==== DATA EXCERPT
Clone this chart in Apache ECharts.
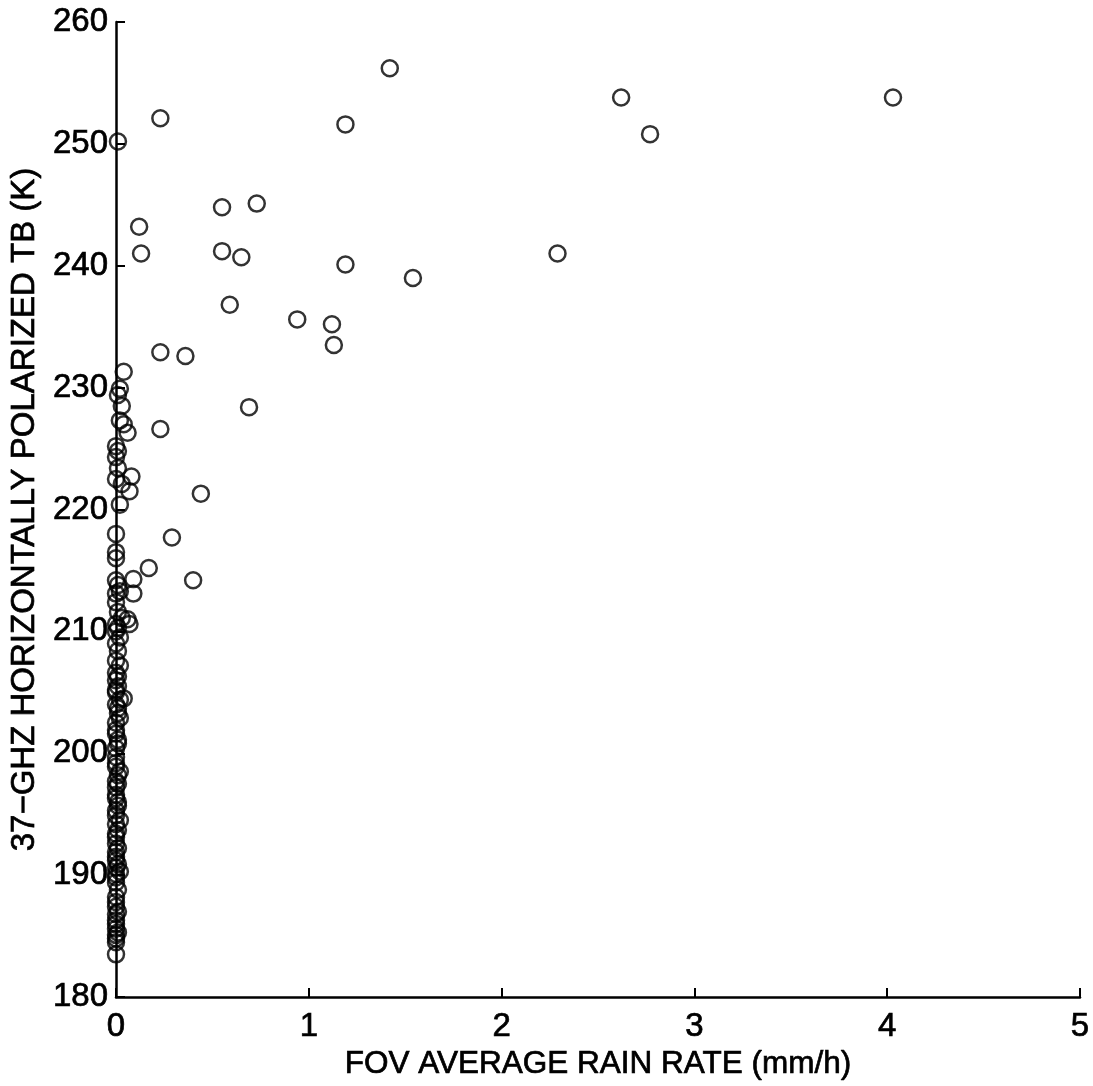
<!DOCTYPE html>
<html>
<head>
<meta charset="utf-8">
<title>37-GHz Tb vs FOV rain rate</title>
<script src="https://cdn.jsdelivr.net/npm/echarts@6/dist/echarts.min.js"></script>
<style>
  html, body { margin: 0; padding: 0; background: #ffffff; }
  #chart { width: 1093px; height: 1086px; }
</style>
</head>
<body>
<div id="chart"></div>
<script>
// FOV average rain rate (mm/h) for each footprint
const rainRate = [
  0.01, 0.02, 0.01, 0.03, 0.02, 0.04, 0.00, 0.01, 0.00, 0.01,
  0.00, 0.03, 0.02, 0.00, 0.00, 0.00, 0.00, 0.01, 0.00, 0.02,
  0.00, 0.01, 0.03, 0.00, 0.00, 0.02, 0.01, 0.00, 0.00, 0.00,
  0.01, 0.00, 0.02, 0.00, 0.01, 0.00, 0.00, 0.01, 0.00, 0.00,
  0.00, 0.01, 0.00, 0.00, 0.00, 0.01, 0.00, 0.00, 0.00, 0.01,
  0.00, 0.00, 0.00, 0.00, 0.00, 0.00, 0.00, 0.00, 0.00, 0.00,
  0.00, 0.00, 0.00, 0.00, 0.00,
  0.01, 0.00, 0.02, 0.01, 0.00, 0.01, 0.02, 0.00, 0.01, 0.00,
  0.02, 0.01, 0.00, 0.01, 0.02, 0.00, 0.01, 0.00, 0.01, 0.02,
  0.00, 0.01, 0.00, 0.01, 0.00, 0.01, 0.00,
  0.23, 1.42, 2.62, 4.03, 2.77, 1.19, 0.12, 0.13, 0.55, 0.73,
  0.55, 0.65, 1.19, 1.54, 2.29, 0.59, 0.94, 1.12, 1.13, 0.23,
  0.36, 0.23, 0.69, 0.06, 0.08, 0.07, 0.44, 0.29, 0.17, 0.09,
  0.40, 0.09, 0.04, 0.06, 0.07, 0.04
];

// 37-GHz horizontally polarized brightness temperature (K)
const brightnessTemp = [
  250.2, 229.9, 229.4, 228.5, 227.3, 227.0, 225.2, 224.8, 224.3, 223.4,
  222.5, 222.1, 220.4, 218.0, 216.5, 216.0, 214.2, 213.8, 213.1, 213.3,
  212.4, 211.6, 211.1, 210.6, 210.0, 209.5, 208.4, 207.6, 206.6, 206.0,
  205.5, 205.0, 204.4, 204.0, 203.3, 202.5, 201.6, 201.1, 200.4, 199.7,
  198.9, 198.2, 197.7, 197.2, 196.6, 196.0, 195.3, 194.9, 194.2, 193.7,
  193.1, 192.6, 191.9, 191.2, 190.6, 190.1, 189.4, 188.2, 187.4, 186.8,
  186.3, 185.6, 185.1, 184.5, 183.5,
  210.3, 209.0, 207.2, 206.3, 205.2, 203.7, 202.9, 201.9, 200.8, 199.2,
  198.5, 197.5, 196.3, 195.7, 194.5, 193.4, 192.2, 191.5, 190.9, 190.3,
  189.8, 188.8, 187.8, 187.0, 186.0, 185.3, 184.8,
  252.1, 256.2, 253.8, 253.8, 250.8, 251.6, 243.2, 241.0, 244.8, 245.1,
  241.2, 240.7, 240.1, 239.0, 241.0, 236.8, 235.6, 235.2, 233.5, 232.9,
  232.6, 226.6, 228.4, 226.3, 222.7, 221.5, 221.3, 217.7, 215.2, 214.3,
  214.2, 213.1, 231.3, 211.0, 210.6, 204.5
];

const xTicks = [0, 1, 2, 3, 4, 5];
const yTicks = [180, 190, 200, 210, 220, 230, 240, 250, 260];

const points = rainRate.map((r, i) => [r, brightnessTemp[i]]);

const FONT = '"Liberation Sans", Arial, Helvetica, sans-serif';
// a thin outline on the glyphs gives the heavier print look
const heavy = { textBorderColor: '#000', textBorderWidth: 0.7 };
const chart = echarts.init(document.getElementById('chart'), null, { renderer: 'canvas' });

chart.setOption({
  backgroundColor: '#ffffff',
  animation: false,
  grid: { left: 113, right: 13, top: 22, bottom: 89, containLabel: false },
  xAxis: {
    type: 'value',
    min: xTicks[0],
    max: xTicks[xTicks.length - 1],
    interval: 1,
    name: 'FOV AVERAGE RAIN RATE (mm/h)',
    nameLocation: 'middle',
    nameGap: 45,
    nameTextStyle: Object.assign({ color: '#000', fontFamily: FONT, fontSize: 31.5 }, heavy),
    axisLine: { show: true, lineStyle: { color: '#000', width: 2.5 } },
    axisTick: { show: true, inside: true, length: 9, lineStyle: { color: '#000', width: 2 } },
    axisLabel: Object.assign({ color: '#000', fontFamily: FONT, fontSize: 33, margin: 13 }, heavy),
    splitLine: { show: false }
  },
  yAxis: {
    type: 'value',
    min: yTicks[0],
    max: yTicks[yTicks.length - 1],
    interval: 10,
    name: '37\u2212GHZ HORIZONTALLY POLARIZED TB (K)',
    nameLocation: 'middle',
    nameGap: 67,
    nameTextStyle: Object.assign({ color: '#000', fontFamily: FONT, fontSize: 33 }, heavy),
    axisLine: { show: true, lineStyle: { color: '#000', width: 2.5 } },
    axisTick: { show: true, inside: true, length: 9, lineStyle: { color: '#000', width: 2 } },
    axisLabel: Object.assign({ color: '#000', fontFamily: FONT, fontSize: 33, margin: 8 }, heavy),
    splitLine: { show: false }
  },
  series: [{
    type: 'scatter',
    data: points,
    symbol: 'circle',
    symbolSize: 16,
    clip: false,
    itemStyle: { color: 'rgba(255,255,255,0)', borderColor: '#000', borderWidth: 2.5 }
  }]
});
</script>
</body>
</html>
========
### EXERCISE DIRECTIONS
Pictures excluded, quote all the data above exactly.

### SOLUTION TO THE PROBLEM
Clone this chart in Apache ECharts.
<!DOCTYPE html>
<html>
<head>
<meta charset="utf-8">
<title>37-GHz Tb vs FOV rain rate</title>
<script src="https://cdn.jsdelivr.net/npm/echarts@6/dist/echarts.min.js"></script>
<style>
  html, body { margin: 0; padding: 0; background: #ffffff; }
  #chart { width: 1093px; height: 1086px; }
</style>
</head>
<body>
<div id="chart"></div>
<script>
// FOV average rain rate (mm/h) for each footprint
const rainRate = [
  0.01, 0.02, 0.01, 0.03, 0.02, 0.04, 0.00, 0.01, 0.00, 0.01,
  0.00, 0.03, 0.02, 0.00, 0.00, 0.00, 0.00, 0.01, 0.00, 0.02,
  0.00, 0.01, 0.03, 0.00, 0.00, 0.02, 0.01, 0.00, 0.00, 0.00,
  0.01, 0.00, 0.02, 0.00, 0.01, 0.00, 0.00, 0.01, 0.00, 0.00,
  0.00, 0.01, 0.00, 0.00, 0.00, 0.01, 0.00, 0.00, 0.00, 0.01,
  0.00, 0.00, 0.00, 0.00, 0.00, 0.00, 0.00, 0.00, 0.00, 0.00,
  0.00, 0.00, 0.00, 0.00, 0.00,
  0.01, 0.00, 0.02, 0.01, 0.00, 0.01, 0.02, 0.00, 0.01, 0.00,
  0.02, 0.01, 0.00, 0.01, 0.02, 0.00, 0.01, 0.00, 0.01, 0.02,
  0.00, 0.01, 0.00, 0.01, 0.00, 0.01, 0.00,
  0.23, 1.42, 2.62, 4.03, 2.77, 1.19, 0.12, 0.13, 0.55, 0.73,
  0.55, 0.65, 1.19, 1.54, 2.29, 0.59, 0.94, 1.12, 1.13, 0.23,
  0.36, 0.23, 0.69, 0.06, 0.08, 0.07, 0.44, 0.29, 0.17, 0.09,
  0.40, 0.09, 0.04, 0.06, 0.07, 0.04
];

// 37-GHz horizontally polarized brightness temperature (K)
const brightnessTemp = [
  250.2, 229.9, 229.4, 228.5, 227.3, 227.0, 225.2, 224.8, 224.3, 223.4,
  222.5, 222.1, 220.4, 218.0, 216.5, 216.0, 214.2, 213.8, 213.1, 213.3,
  212.4, 211.6, 211.1, 210.6, 210.0, 209.5, 208.4, 207.6, 206.6, 206.0,
  205.5, 205.0, 204.4, 204.0, 203.3, 202.5, 201.6, 201.1, 200.4, 199.7,
  198.9, 198.2, 197.7, 197.2, 196.6, 196.0, 195.3, 194.9, 194.2, 193.7,
  193.1, 192.6, 191.9, 191.2, 190.6, 190.1, 189.4, 188.2, 187.4, 186.8,
  186.3, 185.6, 185.1, 184.5, 183.5,
  210.3, 209.0, 207.2, 206.3, 205.2, 203.7, 202.9, 201.9, 200.8, 199.2,
  198.5, 197.5, 196.3, 195.7, 194.5, 193.4, 192.2, 191.5, 190.9, 190.3,
  189.8, 188.8, 187.8, 187.0, 186.0, 185.3, 184.8,
  252.1, 256.2, 253.8, 253.8, 250.8, 251.6, 243.2, 241.0, 244.8, 245.1,
  241.2, 240.7, 240.1, 239.0, 241.0, 236.8, 235.6, 235.2, 233.5, 232.9,
  232.6, 226.6, 228.4, 226.3, 222.7, 221.5, 221.3, 217.7, 215.2, 214.3,
  214.2, 213.1, 231.3, 211.0, 210.6, 204.5
];

const xTicks = [0, 1, 2, 3, 4, 5];
const yTicks = [180, 190, 200, 210, 220, 230, 240, 250, 260];

const points = rainRate.map((r, i) => [r, brightnessTemp[i]]);

const FONT = '"Liberation Sans", Arial, Helvetica, sans-serif';
// a thin outline on the glyphs gives the heavier print look
const heavy = { textBorderColor: '#000', textBorderWidth: 0.7 };
const chart = echarts.init(document.getElementById('chart'), null, { renderer: 'canvas' });

chart.setOption({
  backgroundColor: '#ffffff',
  animation: false,
  grid: { left: 113, right: 13, top: 22, bottom: 89, containLabel: false },
  xAxis: {
    type: 'value',
    min: xTicks[0],
    max: xTicks[xTicks.length - 1],
    interval: 1,
    name: 'FOV AVERAGE RAIN RATE (mm/h)',
    nameLocation: 'middle',
    nameGap: 45,
    nameTextStyle: Object.assign({ color: '#000', fontFamily: FONT, fontSize: 31.5 }, heavy),
    axisLine: { show: true, lineStyle: { color: '#000', width: 2.5 } },
    axisTick: { show: true, inside: true, length: 9, lineStyle: { color: '#000', width: 2 } },
    axisLabel: Object.assign({ color: '#000', fontFamily: FONT, fontSize: 33, margin: 13 }, heavy),
    splitLine: { show: false }
  },
  yAxis: {
    type: 'value',
    min: yTicks[0],
    max: yTicks[yTicks.length - 1],
    interval: 10,
    name: '37\u2212GHZ HORIZONTALLY POLARIZED TB (K)',
    nameLocation: 'middle',
    nameGap: 67,
    nameTextStyle: Object.assign({ color: '#000', fontFamily: FONT, fontSize: 33 }, heavy),
    axisLine: { show: true, lineStyle: { color: '#000', width: 2.5 } },
    axisTick: { show: true, inside: true, length: 9, lineStyle: { color: '#000', width: 2 } },
    axisLabel: Object.assign({ color: '#000', fontFamily: FONT, fontSize: 33, margin: 8 }, heavy),
    splitLine: { show: false }
  },
  series: [{
    type: 'scatter',
    data: points,
    symbol: 'circle',
    symbolSize: 16,
    clip: false,
    itemStyle: { color: 'rgba(255,255,255,0)', borderColor: '#000', borderWidth: 2.5 }
  }]
});
</script>
</body>
</html>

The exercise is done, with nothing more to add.